The Mamonal industrial complex in Cartagena de Indias has witnessed a milestone that integrates the capabilities of national engineering with the social development of local communities. The departure of the Colombian Navy’s hospital ship and coastal-river primary care center (CAPS), Colombia ARC Benkos Bioho vessel, marks the pinnacle of a technological maturation process that positions Colombia at the vanguard of the regional naval industry.
This project emerged within the Corporacion de Ciencia y Tecnologia para el Desarrollo de la Industria Naval, Maritima y Fluvial (COTECMAR) shipyards as a direct response to a critical need: Extending the state’s presence to the furthest reaches of the Pacific coast — a territory where, for decades, geography has acted as the primary barrier to social development.
The legacy of Colombia’s ARC Benkos Bioho vessel as a current of freedom and service
Paying tribute to the leader Benkos Bioho — the founder of the first free town in America — means connecting the nation’s present with the roots of resistance against slavery.
He defied the Spanish crown to found San Basilio de Palenque, the first free town in the Americas.
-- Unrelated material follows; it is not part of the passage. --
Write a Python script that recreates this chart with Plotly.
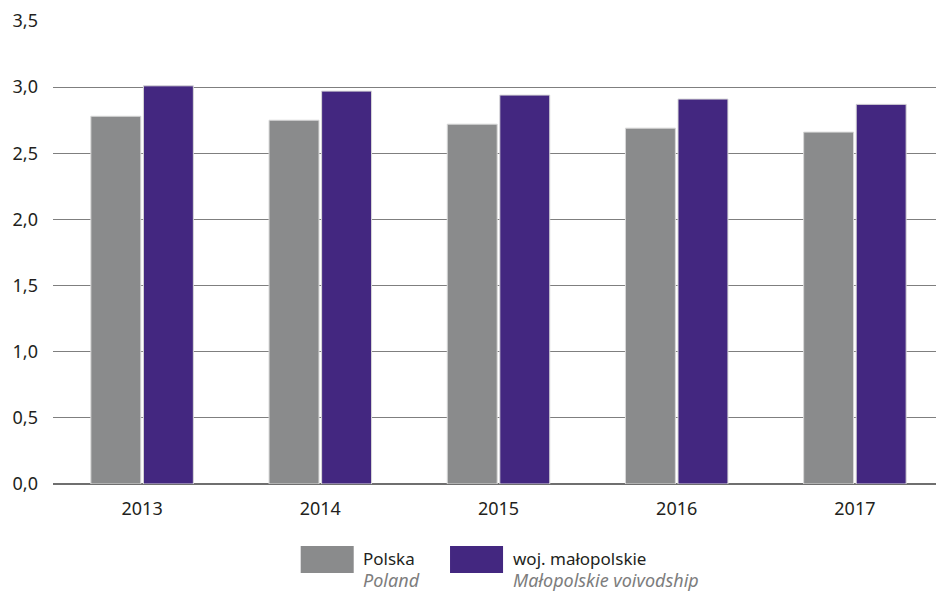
import plotly.graph_objects as go

years = ['2013', '2014', '2015', '2016', '2017']
polska = [2.78, 2.75, 2.72, 2.69, 2.66]
malopolskie = [3.01, 2.97, 2.94, 2.91, 2.87]

series_names = ['Polska', 'woj. małopolskie']
series_names_en = ['Poland', 'Małopolskie voivodship']
colors = ['#8a8b8c', '#432780']

FONT = 'Noto Sans'
TEXT_COLOR = '#231f20'

fig = go.Figure()

for name, values, color in zip(series_names, [polska, malopolskie], colors):
    fig.add_trace(go.Bar(
        name=name,
        x=years,
        y=values,
        marker=dict(color=color, line=dict(color='#d8d8d8', width=1)),
        showlegend=False,
    ))

# Custom legend: swatch + Polish name + English name in italics
legend_x = [0.278, 0.4456]
for i, (pl, en, color) in enumerate(zip(series_names, series_names_en, colors)):
    x0 = legend_x[i]
    fig.add_shape(
        type='rect', xref='paper', yref='paper',
        x0=x0, x1=x0 + 0.0595, y0=-0.192, y1=-0.134,
        fillcolor=color, line=dict(width=0),
    )
    fig.add_annotation(
        text=pl, xref='paper', yref='paper',
        x=x0 + 0.068, y=-0.160, xanchor='left', yanchor='middle',
        showarrow=False, font=dict(family=FONT, size=17, color=TEXT_COLOR),
    )
    fig.add_annotation(
        text=f'<i>{en}</i>', xref='paper', yref='paper',
        x=x0 + 0.068, y=-0.208, xanchor='left', yanchor='middle',
        showarrow=False, font=dict(family=FONT, size=18, color='#7d7d7d'),
    )

# page body has an 8px margin, so the figure is a bit smaller than the window
fig.update_layout(
    width=936,
    height=585,
    margin=dict(l=45, r=0, t=13, b=109),
    paper_bgcolor='white',
    plot_bgcolor='white',
    barmode='group',
    bargap=0.41,
    bargroupgap=0.05,
    font=dict(family=FONT, size=18, color=TEXT_COLOR),
    separators=', ',
    xaxis=dict(
        showgrid=False,
        showline=False,
        ticks='',
        ticklabelstandoff=12,
        tickfont=dict(size=18),
    ),
    yaxis=dict(
        range=[0, 3.5],
        dtick=0.5,
        tickformat='.1f',
        showgrid=True,
        gridcolor='#7f7f7f',
        gridwidth=1,
        zeroline=True,
        zerolinecolor='#6f6f6f',
        zerolinewidth=2,
        showline=False,
        ticks='',
        ticklabelstandoff=14,
        tickfont=dict(size=18),
    ),
)

fig.write_html('out.html')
For this reason, the choice of name for this vessel implies taking on the mission of bringing Pacific communities closer to conditions that allow them access to a dignified life.
As Vice Admiral Luis Fernando Marquez Velosa, president of COTECMAR, expressed, “the delivery of this vessel is a source of national pride, being a work conceived with a focus on ‘social sovereignty,’ which ensures that the ship is not seen as a military vessel but as a symbol of protection and care.”
The coordination between the Ministry of Health, the Colombian Navy, and the shipyard reflects a comprehensive strategy that understands that the security of a territory begins with the well-being of its people. The Benkos Bioho is, in essence, the extension of the state’s humanitarian arm, navigating through the country’s river arteries.
The industrial scale behind a social mission
The construction of this vessel required an investment of more than 85 billion pesos (approximately US$20 million) and 351,000 hours of design, engineering, and production — figures that reflect the effort to integrate a medium-complexity medical center into a structure capable of navigating rivers and seas.
The economic impact of this development is tangible: The creation of 454 direct jobs and 1,362 indirect jobs in the city of Cartagena demonstrates that the naval industry is an engine of development and a pillar of the knowledge economy.
By designing and building in local shipyards, the country not only saves foreign currency but also develops talent and builds a network of local suppliers capable of meeting international quality standards.
A hospital built to navigate
The ARC Benkos Bioho measures 39 meters (128 feet) in length and 9.5 meters (31 feet) in beam. Into that compact hull, COTECMAR packed general and specialized consultation rooms, dental facilities, a pharmacy, ultrasound and X-ray units, a clinical laboratory, and cervical cancer screening services.
A satellite-linked telemedicine system connects the 20 medical personnel on board to fourth-level specialists in Bogota and Medellin in real time, while a flight deck supports helicopter evacuations for critical cases. With a total crew of 35 and autonomy for 25 days of continuous navigation, the ship reaches the river communities of the Pacific coast fully equipped — and stays long enough to matter.
Reaching the communities that maps forget
The Benkos Bioho begins to settle a historical debt that the country owes these regions, where health care infrastructure has been historically absent or precarious. With its commissioning, the ship will directly benefit more than 150,000 people across 22 coastal municipalities of the Colombian Pacific, spanning the departments of Choco, Valle del Cauca, Cauca, and Nariño.
The true test of the Benkos Bioho now unfolds on the waters of the Pacific coast — a region whose immense logistical complexity has historically made it one of the most difficult territories in the hemisphere to serve.
With the Benkos Bioho now in service, Colombia distinguishes itself in the Latin American context through its capacity to deploy technology in forgotten regions and respond to humanitarian crises — a model that already draws the attention of neighboring nations facing similar geographic challenges.
This vessel is the first step in a long-term vision where the rivers and coastlines of Colombia are no longer synonymous with isolation, but with connection, health, and institutional progress.